$C^0$-limits of Legendrians and positive loops
Georgios Dimitroglou Rizell, Michael G. Sullivan
TL;DR
This work addresses how Legendrian submanifolds behave under $C^0$-limits of contactomorphisms and contrasts rigidity with flexibility for non-Legendrians. It proves that if a Legendrian $\Lambda$ is mapped by a $C^0$-limit homeomorphism $\Phi_\infty$ to a smooth submanifold, then $\Phi_\infty(\Lambda)$ is Legendrian; it further shows that non-Legendrians admit positive loops, enabling local deformations that vanish along the evolving submanifold. The authors refine the Chekanov–Hofer–Shelukhin pseudo-norm into a parameterized version and establish its degeneracy on non-Legendrians while maintaining non-degeneracy on Legendrians in suitable settings.
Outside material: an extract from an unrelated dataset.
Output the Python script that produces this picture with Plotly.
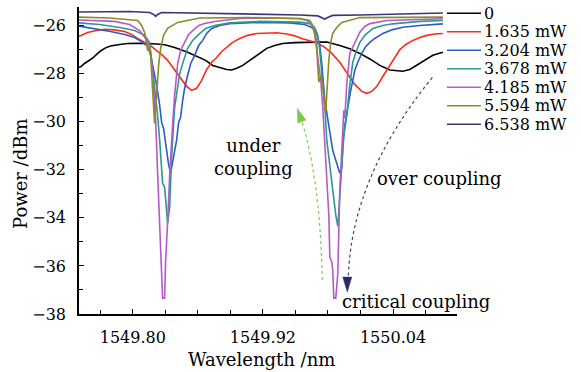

Collectively, these results illuminate the delicate balance between rigidity and flexibility in contact topology, with implications for Legendrian behavior under dynamics, stability of invariants, and the global geometry of contactomorphism groups.
Abstract
We show that the image of a Legendrian submanifold under a homeomorphism that is the $C^0$-limit of a sequence of contactomorphisms is again Legendrian, if the image of the submanifold is smooth. In proving this, we show that any non-Legendrian submanifold of a contact manifold admits a positive loop and we provide a parametric refinement of the Rosen--Zhang result on the degeneracy of the Chekanov--Hofer--Shelukhin pseudo-norm for non-Legendrians.